On the one hand, it is extremely difficult to create a new market category.   You have to do an awful lot of hand waving and the highly paid analysts give you dagger looks (after all, that's their job you know).   But if you use an existing category, you get dragged down into a rathole and spend all your time explaining why you're so different.   

My answer.  Forget the category and focus on what you do to help your customers. 

Back in the early 90's we developed a network appliance.  Problem was there wasn't any such beast in the market and no one knew what we were talking about.   I didn't want to call it a server, because in those days, servers were expensive and required lots of technical people to get one running.   So I called it a "workgroup server, an appliance".  No one knew what that meant, but kind of understood the category.

So switch gears and use analogies to avoid the rat hole. 

As we explained to the UK journalists, this was an appliance.   When you're in your kitchen and all you want is toast, you don't turn on the cooker to make toast.  You plug in your toaster, an appliance, which does one thing very, very well.    They got it.  In fact we actually did a toaster ad compaign to get the idea across.

Just cut to the chase and explain how you get the job done.  Use terms and stories they can relate to and you will have happy customers.   Everyone else will come around on their own. 


Word of Mouth Marketing

This is a subject I touched on a while ago.  But I get a little queasy trying to directly influence this.  To me WOM happens because you are doing a good job for your customers.  Now a good metric of this is the answer to the following question: "Would you recommend __________ to a friend". 

What brought this to mind is an agency called Keller Fay.  Their claim is they can measure and directly impact word of mouth about your brand.   Since I'm in charge of marketing I get to hire the agencies to help us.    But, hold that thought for now.

I also love linked-in.  When we were looking for real estate in Redwood City I found Mike through linked-in.  He was great and got us exactly what we needed.  So when our son was moving to Denver and was interested in a company there, I fired up linked-in.  Turns out an old Novell buddy of mine knew someone in common with that company.   He forwarded my request, and they stopped it cold.  Why, because they didn't know me. (duh)  Pick up the phone and call me.  I love meeting new people.

So here's where the story comes together.  Turns out that person runs marketing for the WOM agency.   Do you think I'll be putting them on my short list?

Today's lesson.   Always give more than you expect to get back.  If someone asks for help, give it to them.  You never know who they know or in this case, may be in the position to directly help them.

Just for fun, let's see how good Keller Fay's tracking system is and if they pick up this blog.

It's been 48 hours.  Nothing yet.  Someone flunked WOM 101. 


More Rookie Mistakes

Some of you get to have the joy of setting prices on your products and services.   This is a very complicated subject.   If you're fighting the commodity game it's all about elasticity of demand.  Fall out side of the pricing band and you're toast.  Volume comes from the rest of your value proposition.

Then sometimes you have a brand new product.   Greed Rookies think "it's all about maximizing profit" so they set the price high, then drop like a rock when competitors start eating their lunch.   

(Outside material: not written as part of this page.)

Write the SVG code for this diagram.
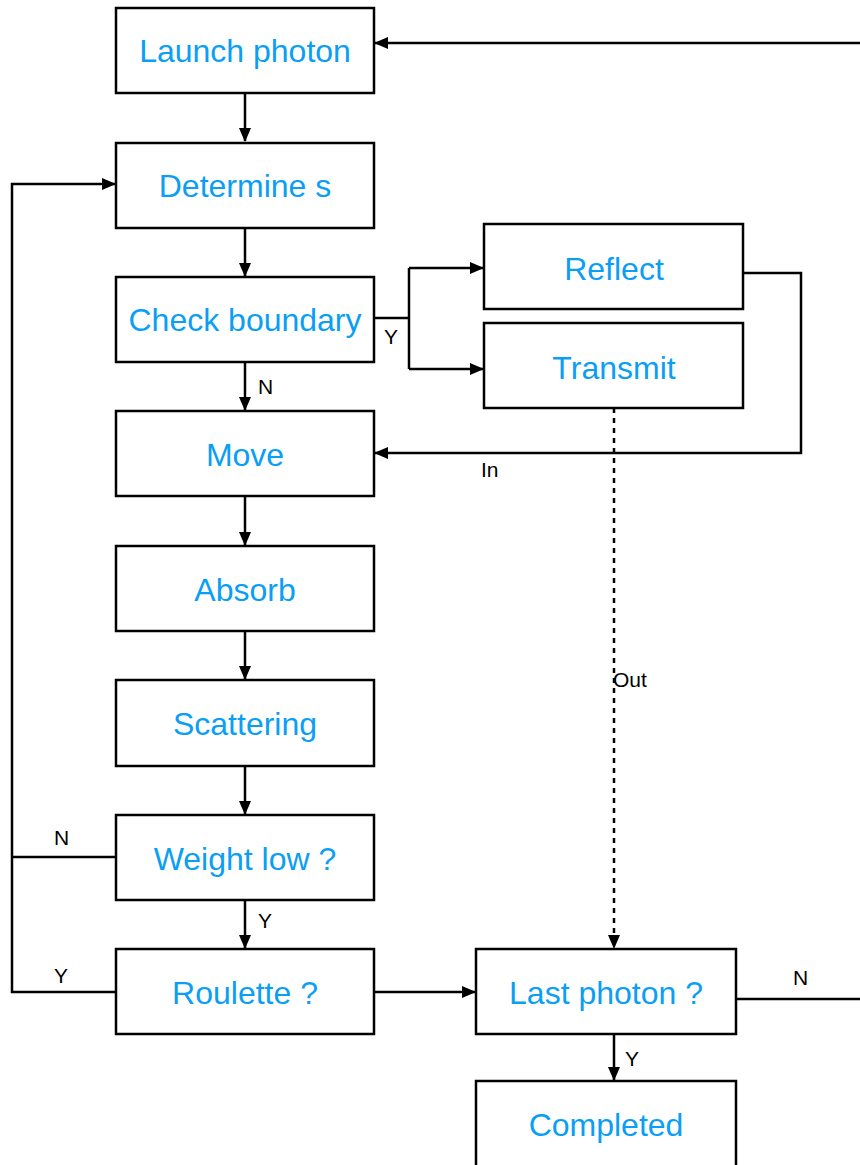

Back in the days of corporate raiders and "Greed is Good" I attended grad school.  One of instructors pointed out the goal of a corporation is *not* to maximize investors return on investment but to provide a reasonable return on investment.  I guess reasonable depends upon your investors.  But this is one of the reasons I like Costco.  They provide a decent return on investment, but pay a lot more attention to taking care of their employees.  Sam's Club pays about 40% less than Costco.  Good business?  You bet.   Costco sells more per square foot and has happy employees. 

When pricing your product, think about all your objectives for your product, your company, your channel and your customers.   Perhaps your major objective is to build fierce loyalty to your product and company.   So your overhead increases (cutting into margin) and maybe your price is at the lower end.   So you operate at lower margins, but you increase your loyalty base, selling more product over time, and actually cut sale acquisition costs because your churn goes down.

Think carefully.  This is important.